Aside from offering a $200 million a year tax break to developers to build affordable housing, the Conservatives and Harper extended the Homeless Partnering Strategy for another two years ($270 million per year) and kept the funding in the Affordable Housing Initiative at $1 billion a year. But the problem is that this simply maintains funding at the same levels that existed in the early ‘90s, even though the problem is now almost 10 times worst.

“We have had some limited funding for homelessness initiatives, but we’re not seeing any commitment from the Conservative government even towards the Olympic commitment that talked about building 3,200 units of housing [in Vancouver by 2010],” says NDP Vancouver East MP Libby Davies. “But it’s very hard to convince them it’s a pressing matter, which just floors me because if you don’t have enough housing for people you’re creating so many other problems and issues. Now we’re approaching a real crises in this city especially as we approach the Olympics.”

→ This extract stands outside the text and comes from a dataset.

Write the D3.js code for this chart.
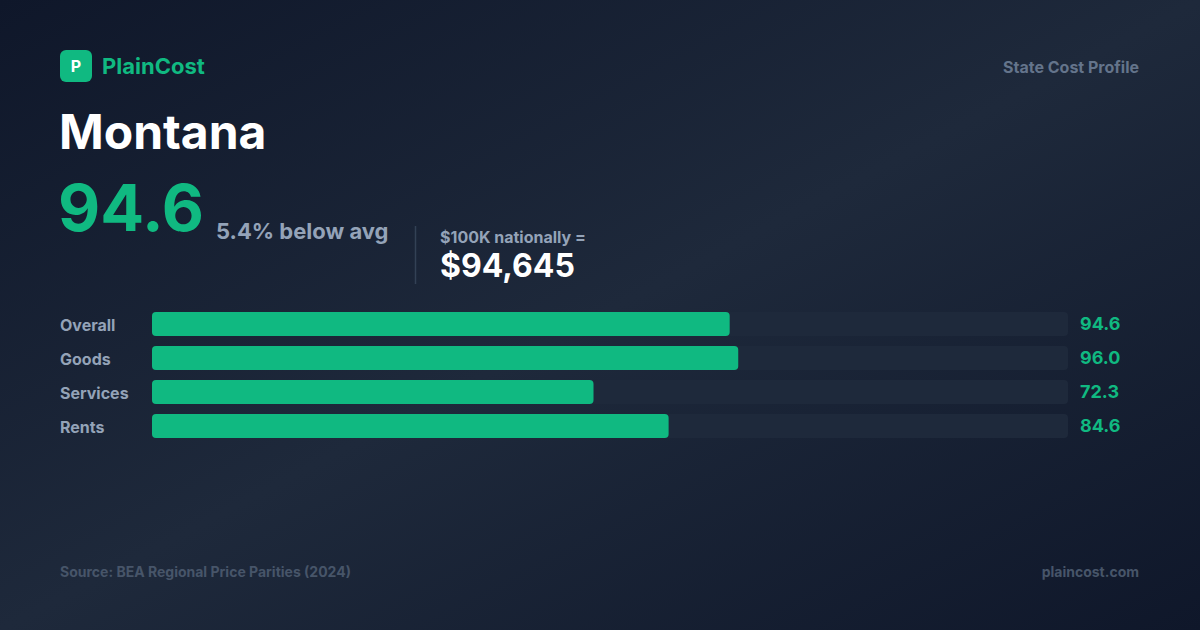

An interview request with the minister in charge of housing, Monte Solberg was not returned and his press assistant sent a short message stating the government’s achievements, which were actually just the programs started by other levels of government. Housing and homelessness has become a national emergency. There are so many social and economical reasons to build affordable housing that it has the potential to finally become a defining election issue in every class of riding. If the Conservative government does not initiate some housing strategy expect Vancouver and Canada’s housing problem to get drastically worse. This will cause more suffering for the people who will be out on the street and will also cost taxpayers millions more in dollars. For people like Frank Vragopich, they will continue to sleep outside until some proper, affordable and decent housing is finally built.

“I want to live in government housing and not just another shithole with bed bugs,” says Vragopich. “It’s a joke right now. The federal government has a billion-dollar surplus and I’m sure they can spend a small amount on housing. It wouldn’t hurt. It’s bullshit.”